I enjoy listening to all kinds of classical music on CD and radio but this was the first time I’d been to a live concert.

It started with Dvorak’s Cello Concerto which I hadn’t heard before. It was in three movements. The ‘Allegro’ was an energetic, fun, toe-tapping piece that at times almost sounded like folk music. It was a great start to the night. The ‘Adagio ma non troppo’ was slower and calmer but the orchestra and the cellist, Raphael Wallfisch, still maintained the sparkle from the Allegro. The solo flute also stood out as particularly beautiful.

Then the ‘Allegro moderato’ concluded the concerto. It was fantastic. The cellist and Tamas Andras, the lead violin, seemed to be having a musical conversation, almost chatting and laughing as they sent the tune from one to the other. It was such fun to watch and something you don’t get to see when you are only listening to a recording. The final moments were amazing and the audience had started to clap before the music had ended! It was a lovely, ‘feel good’ piece of music. I hope I can buy a recording of Raphael Wallfisch playing it. There was so much applause that he came back in and treated the audience to a Bach solo. This was a lucky, surprise extra.

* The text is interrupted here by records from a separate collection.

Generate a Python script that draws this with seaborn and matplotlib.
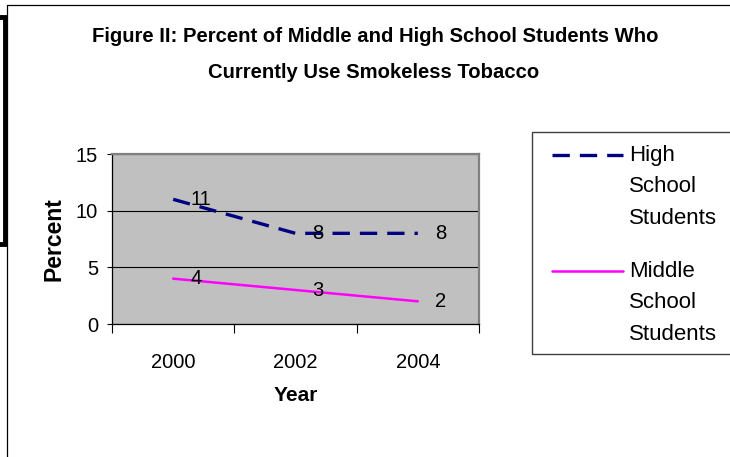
import matplotlib
matplotlib.use("Agg")
import matplotlib.pyplot as plt
from matplotlib.legend_handler import HandlerLine2D
from matplotlib.patches import Rectangle
from matplotlib.lines import Line2D
import seaborn as sns
import pandas as pd

# Survey years and the share of students using smokeless tobacco
years = ["2000", "2002", "2004"]
high_school = [11, 8, 8]
middle_school = [4, 3, 2]
series_names = ["High\nSchool\nStudents", "Middle\nSchool\nStudents"]
y_ticks = [0, 5, 10, 15]

sns.set_theme(style="white")
plt.rcParams["font.family"] = ["Liberation Sans", "DejaVu Sans"]
for key in ("text.color", "axes.labelcolor", "xtick.color", "ytick.color"):
    plt.rcParams[key] = "black"

W, H = 730, 457
fig = plt.figure(figsize=(W / 100, H / 100), dpi=100)
fig.patch.set_facecolor("white")


def fx(px):
    return px / W


def fy(py):
    return 1 - py / H


ax = fig.add_axes([fx(112), fy(324), fx(479) - fx(112), fy(154) - fy(324)])
ax.set_facecolor("#C0C0C0")

df = pd.DataFrame({
    "pos": list(range(len(years))) * 2,
    "value": high_school + middle_school,
    "group": [series_names[0]] * len(years) + [series_names[1]] * len(years),
})

sns.lineplot(data=df[df.group == series_names[0]], x="pos", y="value", ax=ax,
             color="#000080", linewidth=2.4, legend=False)
sns.lineplot(data=df[df.group == series_names[1]], x="pos", y="value", ax=ax,
             color="#FF00FF", linewidth=1.8, legend=False)
hs_line, ms_line = ax.get_lines()[:2]
hs_line.set_dashes((5.2, 3.0))
hs_line.set_dash_capstyle("butt")

# value labels beside each point
for vals in (high_school, middle_school):
    for i, v in enumerate(vals):
        ax.annotate(str(v), (i, v), xytext=(12.3, 0), textcoords="offset points",
                    ha="left", va="center", fontsize=14.5)

ax.set_xlim(-0.5, len(years) - 0.5)
ax.set_ylim(0, 15)
ax.set_yticks(y_ticks)
ax.set_yticklabels([str(t) for t in y_ticks])
ax.set_xticks([i - 0.5 for i in range(len(years) + 1)])
ax.set_xticklabels([])
ax.set_xticks(range(len(years)), minor=True)
ax.set_xticklabels(years, minor=True)
ax.tick_params(axis="x", which="major", length=6.5, width=0.8, color="black",
               direction="out", bottom=True)
ax.tick_params(axis="x", which="minor", length=0, pad=21, labelsize=14.5)
ax.tick_params(axis="y", which="major", length=3.6, width=0.8, color="black",
               direction="out", left=True, pad=6.5, labelsize=14.5)

ax.yaxis.grid(True, color="black", linewidth=0.8)
ax.xaxis.grid(False)
ax.set_axisbelow(True)

for side in ("top", "right"):
    ax.spines[side].set_color("#808080")
    ax.spines[side].set_linewidth(1.6)
for side in ("left", "bottom"):
    ax.spines[side].set_color("black")
    ax.spines[side].set_linewidth(0.9)

ax.set_xlabel("Year", fontsize=15, fontweight="bold", labelpad=10)
ax.set_ylabel("Percent", fontsize=16.5, fontweight="bold", labelpad=7)

fig.text(fx(375), fy(36), "Figure II: Percent of Middle and High School Students Who",
         ha="center", va="center", fontsize=14.6, fontweight="bold")
fig.text(fx(374), fy(72), "Currently Use Smokeless Tobacco",
         ha="center", va="center", fontsize=14.6, fontweight="bold")

LEGEND_SIZE = 16
LINE_SPACING = 1.65


class FirstLineHandler(HandlerLine2D):
    """Put the sample line beside the first line of a three-line label."""

    def create_artists(self, legend, orig_handle, xdescent, ydescent, width, height,
                       fontsize, trans):
        artists = super().create_artists(legend, orig_handle, xdescent, ydescent, width,
                                         height, fontsize, trans)
        shift = 23.3
        for a in artists:
            if isinstance(a, Line2D):
                a.set_ydata([y + shift for y in a.get_ydata()])
        return artists


# legend frame
fig.patches.append(Rectangle((fx(532), fy(354)), fx(745) - fx(532), fy(132) - fy(354),
                             transform=fig.transFigure, fill=False, edgecolor="#404040",
                             linewidth=1.0))
leg = fig.legend([hs_line, ms_line], series_names, loc="upper left",
                 bbox_to_anchor=(fx(552), fy(145)), borderaxespad=0, borderpad=0,
                 frameon=False, fontsize=LEGEND_SIZE, handlelength=3.2,
                 handletextpad=0.25, labelspacing=1.45,
                 handler_map={Line2D: FirstLineHandler()})
for t in leg.get_texts():
    t.set_linespacing(LINE_SPACING)

# page frame and side bracket
fig.lines.append(Line2D([fx(7), fx(7), fx(735)], [fy(460), fy(5), fy(5)],
                        transform=fig.transFigure, color="black", linewidth=0.9))
fig.patches.append(Rectangle((fx(-20), fy(244)), fx(25), fy(17) - fy(244),
                             transform=fig.transFigure, fill=False, edgecolor="black",
                             linewidth=3.5))

fig.savefig("out.png", dpi=100, facecolor="white")
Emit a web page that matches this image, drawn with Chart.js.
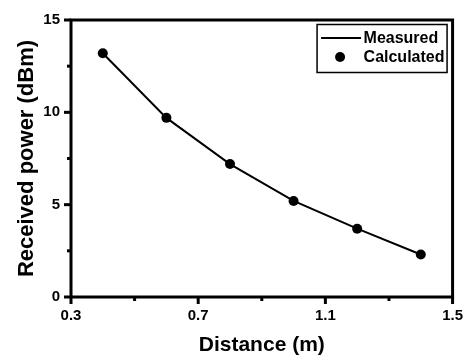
<!DOCTYPE html>
<html><head><meta charset="utf-8">
<script src="https://cdn.jsdelivr.net/npm/chart.js@4"></script>
<style>html,body{margin:0;padding:0;background:#fff}</style>
</head><body><canvas id="c" width="473" height="358"></canvas>
<script>
const distances = [0.4, 0.6, 0.8, 1.0, 1.2, 1.4];
const measured = [13.2, 9.7, 7.2, 5.2, 3.7, 2.3];
const calculated = [13.2, 9.7, 7.2, 5.2, 3.7, 2.3];
const xTicks = [0.3, 0.7, 1.1, 1.5];
const xMinorTicks = [0.5, 0.9, 1.3];
const yTicks = [0, 5, 10, 15];
const yMinorTicks = [2.5, 7.5, 12.5];
const xTitle = 'Distance (m)';
const yTitle = 'Received power (dBm)';

const FONT = '"Liberation Sans", Arial, sans-serif';

const framePlugin = {
  id: 'frame',
  afterDraw(chart) {
    const ctx = chart.ctx;
    const a = chart.chartArea;
    const xs = chart.scales.x, ys = chart.scales.y;
    ctx.save();
    ctx.strokeStyle = '#000';
    ctx.lineWidth = 3;
    ctx.strokeRect(a.left, a.top, a.right - a.left, a.bottom - a.top);
    ctx.lineCap = 'butt';
    xTicks.forEach(v => {
      const p = xs.getPixelForValue(v);
      ctx.beginPath(); ctx.moveTo(p, a.bottom); ctx.lineTo(p, a.bottom + 7); ctx.stroke();
    });
    xMinorTicks.forEach(v => {
      const p = xs.getPixelForValue(v);
      ctx.beginPath(); ctx.moveTo(p, a.bottom); ctx.lineTo(p, a.bottom + 4); ctx.stroke();
    });
    yTicks.forEach(v => {
      const p = ys.getPixelForValue(v);
      ctx.beginPath(); ctx.moveTo(a.left, p); ctx.lineTo(a.left - 7, p); ctx.stroke();
    });
    yMinorTicks.forEach(v => {
      const p = ys.getPixelForValue(v);
      ctx.beginPath(); ctx.moveTo(a.left, p); ctx.lineTo(a.left - 4, p); ctx.stroke();
    });
    // legend
    const bx = a.right - 135.5, by = a.top + 4.5, bw = 130, bh = 48;
    ctx.fillStyle = '#fff';
    ctx.fillRect(bx, by, bw, bh);
    ctx.lineWidth = 1.5;
    ctx.strokeRect(bx, by, bw, bh);
    const ds = chart.data.datasets;
    ctx.lineWidth = 2;
    ctx.beginPath(); ctx.moveTo(bx + 4, by + 13.5); ctx.lineTo(bx + 44, by + 13.5); ctx.stroke();
    ctx.fillStyle = '#000';
    ctx.beginPath(); ctx.arc(bx + 23, by + 32.5, 5, 0, Math.PI * 2); ctx.fill();
    ctx.font = 'bold 16px ' + FONT;
    ctx.textBaseline = 'alphabetic';
    ctx.textAlign = 'left';
    ctx.fillText(ds[0].label, bx + 46.5, by + 18.3);
    ctx.fillText(ds[1].label, bx + 46.5, by + 37.3);
    ctx.restore();
  }
};

new Chart(document.getElementById('c'), {
  type: 'line',
  data: {
    datasets: [
      {
        label: 'Measured',
        data: distances.map((d, i) => ({x: d, y: measured[i]})),
        borderColor: '#000',
        borderWidth: 2,
        pointRadius: 0,
        tension: 0,
        fill: false
      },
      {
        label: 'Calculated',
        data: distances.map((d, i) => ({x: d, y: calculated[i]})),
        showLine: false,
        pointRadius: 5,
        pointBackgroundColor: '#000',
        pointBorderColor: '#000',
        pointBorderWidth: 0,
        borderColor: '#000'
      }
    ]
  },
  options: {
    responsive: false,
    animation: false,
    devicePixelRatio: 1,
    layout: { padding: { top: 14, right: 16, left: 0, bottom: 0 } },
    plugins: { legend: { display: false }, tooltip: { enabled: false } },
    scales: {
      x: {
        type: 'linear',
        min: 0.3, max: 1.5,
        afterBuildTicks: s => { s.ticks = xTicks.map(v => ({value: v})); },
        afterFit: s => { s.height = 61; },
        grid: { display: false, drawTicks: false },
        border: { display: false },
        ticks: {
          padding: 10,
          color: '#000',
          font: { family: FONT, size: 15, weight: 'bold' },
          callback: v => v.toFixed(1)
        },
        title: {
          display: true, text: xTitle, color: '#000',
          font: { family: FONT, size: 21, weight: 'bold' },
          padding: { top: 0, bottom: 0 }
        }
      },
      y: {
        type: 'linear',
        min: 0, max: 15,
        afterBuildTicks: s => { s.ticks = yTicks.map(v => ({value: v})); },
        afterFit: s => { s.width = 71; },
        grid: { display: false, drawTicks: false },
        border: { display: false },
        ticks: {
          padding: 11,
          color: '#000',
          font: { family: FONT, size: 15, weight: 'bold' },
          callback: v => String(v)
        },
        title: {
          display: true, text: yTitle, color: '#000',
          font: { family: FONT, size: 22, weight: 'bold' },
          padding: { top: 14, bottom: 0 }
        }
      }
    }
  },
  plugins: [framePlugin]
});
</script></body></html>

After the interval, conductor Marios Papadopoulos made an announcement that the concert’s sponsor, who was in the audience, was celebrating his 70th birthday. The conductor turned and led the orchestra in a stirring rendition of ‘Happy Birthday’ and all the audience sang - another example of how live concerts can throw in the unexpected.

Holst wrote pieces for seven of the planets in our solar system and I know this music well so it was exciting to hear it played live. First, Mars, The Bringer of War, exploded into life. In comparison with recordings I’ve heard, this was simply overpowering in its performance. Every note seemed to storm through my body, almost forcing me to catch my breath. It felt gigantic. Venus, Mercury and Jupiter followed. Venus, in contrast to Mars, was calming, beautiful and had a sense of total perfection; as if this was how life should be. Where Venus had been calm, Saturn, the Bringer of Old Age, was tranquil and soft. Easy on the ears, Saturn felt like a place to reflect on the journey so far.

Then came my favourite piece of the night: Uranus, the Magician. This has been the part of the Planets I have enjoyed most in recordings. It was made even more special by the fact the orchestra seemed to unite and give it everything they had left, especially the percussionist on drums who, oblivious to the audience, really appeared to be having a good time, almost dancing as he played. Finally, Neptune, the Mystic arrived in a sea of magic. Out of nowhere, as the music was approaching conclusion, came the off-stage voices of the Chorus, so softly I could barely tell they had started, so beautiful it was as if the audience was being carried into outer space by angels. It was a lovely ending to a memorable night.

I now really want to go to more concerts and have already begun looking. I think I’m hooked!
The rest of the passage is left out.